Now it is a ghostly place. “…buried 66 ft (20 m) deep in snow. The white dome radar cannot be seen until a few feet away. To enter, we had to climb the snow drifts that had accumulated around it and locate a small open door. Inside, everything was in complete darkness, buried. It seemed to have been abandoned recently, with the table set and beds with blankets, half done. Everything is frozen. With icicles falling off roofs and frosted walls. The feeling was a mix between excitement and terror at the same time…,” states Larramendi.

The five explorers, with flashlights, toured the facilities. Phrasing his words, “it seems like a long time nobody has been here”. Nothing strange, because Dye 3 is not located on the usual routes of exploration expeditions.

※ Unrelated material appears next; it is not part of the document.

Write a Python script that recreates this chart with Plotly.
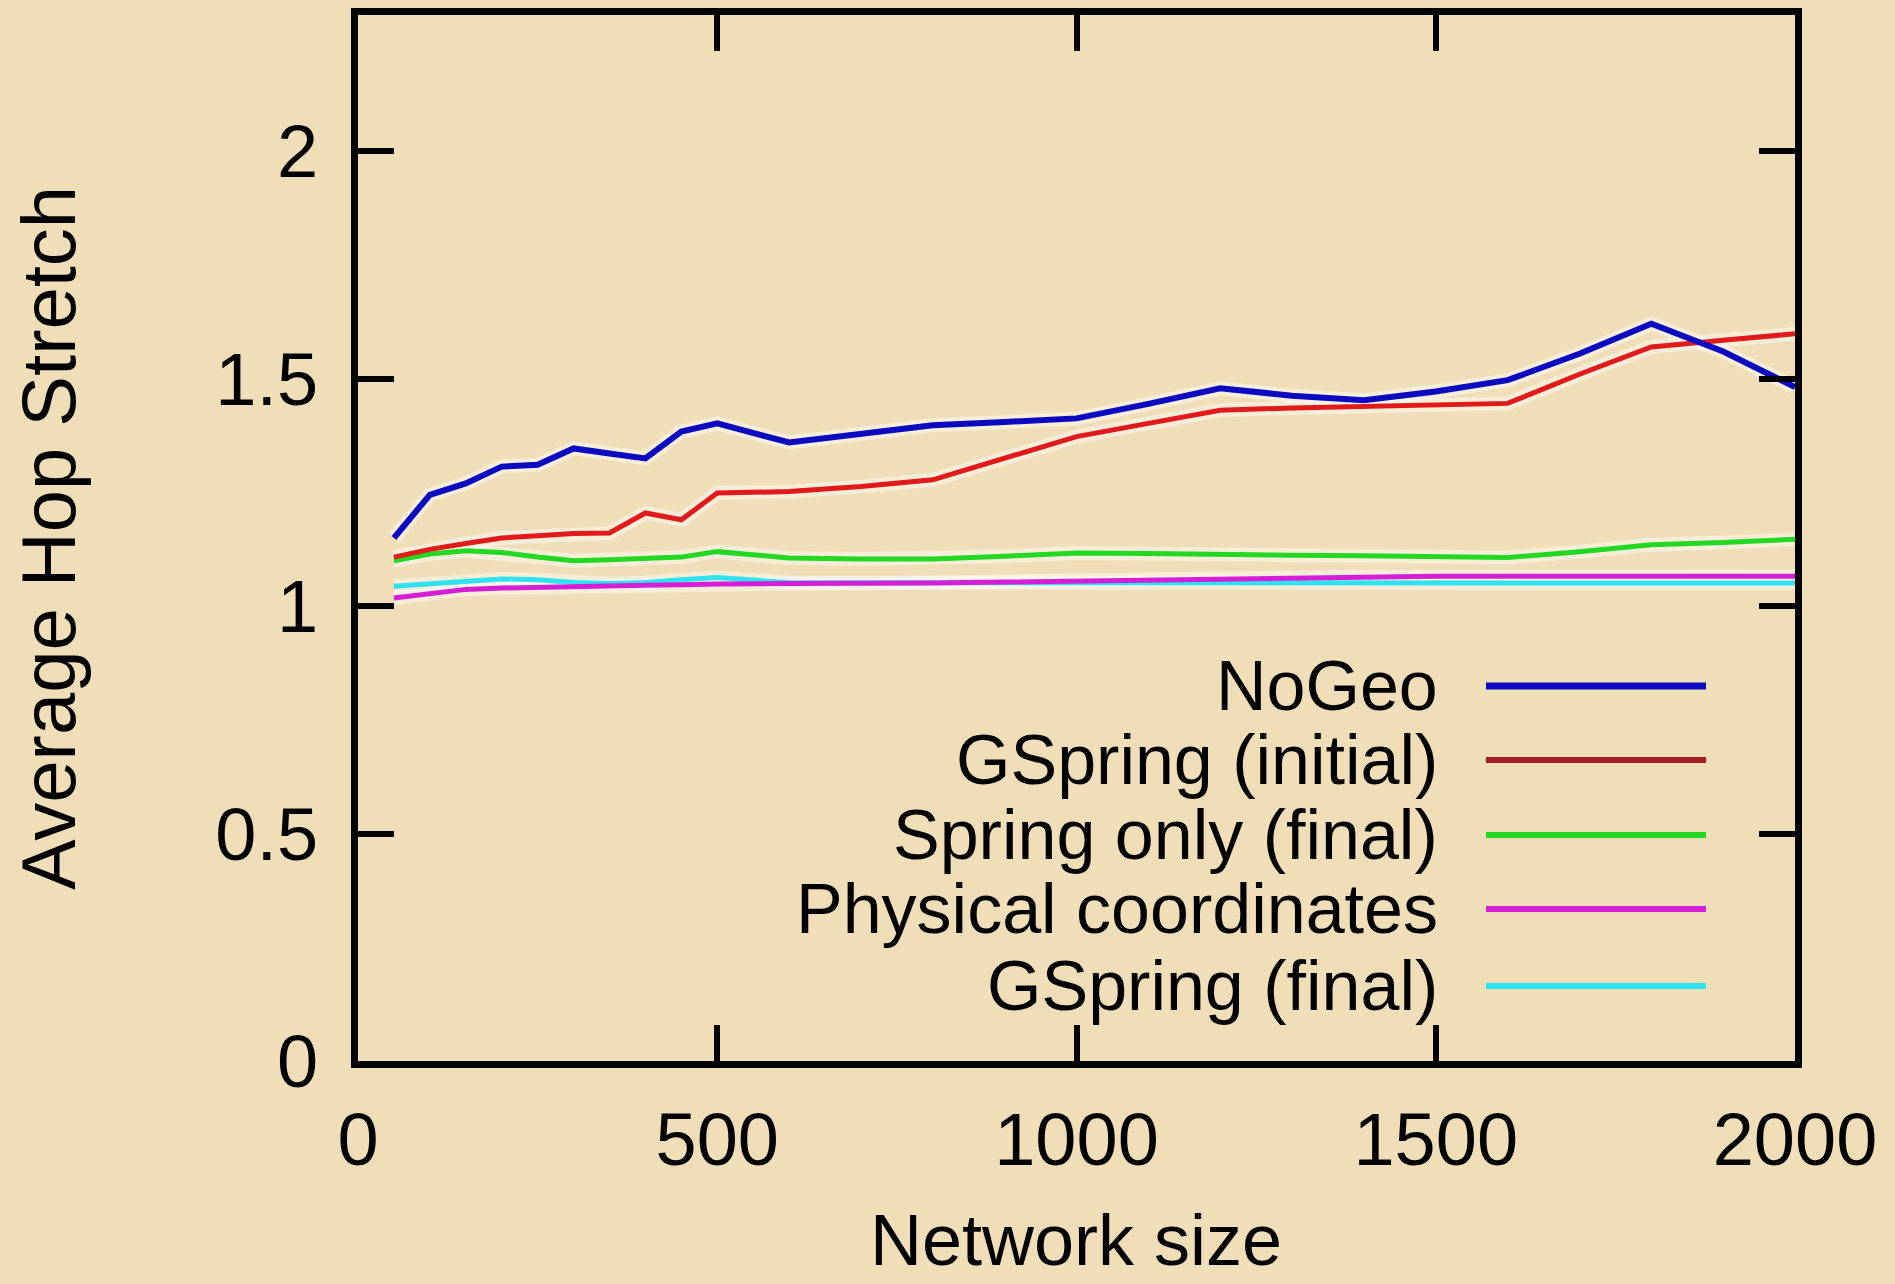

Manuel adds more details of the visit: “It appears that things had not been picked up to leave. In the rooms there still are books and pictures hanging on the walls, also apples in a fruit bowl and bread on the table, as if someone had just been to breakfast. It’s been a fascinating experience. ”

After two hours inside, the expedition left the military base which will be eventually swallowed up by snow. “Observing the installation that has been buried in these past twenty five years, in another twenty the dome will disappear completely from view,” remarks Larramendi.

The WindSled now continues its route. The expeditionary have already reached the southern most point planned (63 degrees N) and are turning westwards to climb back to the point where the circumnavigation began fifty days ago.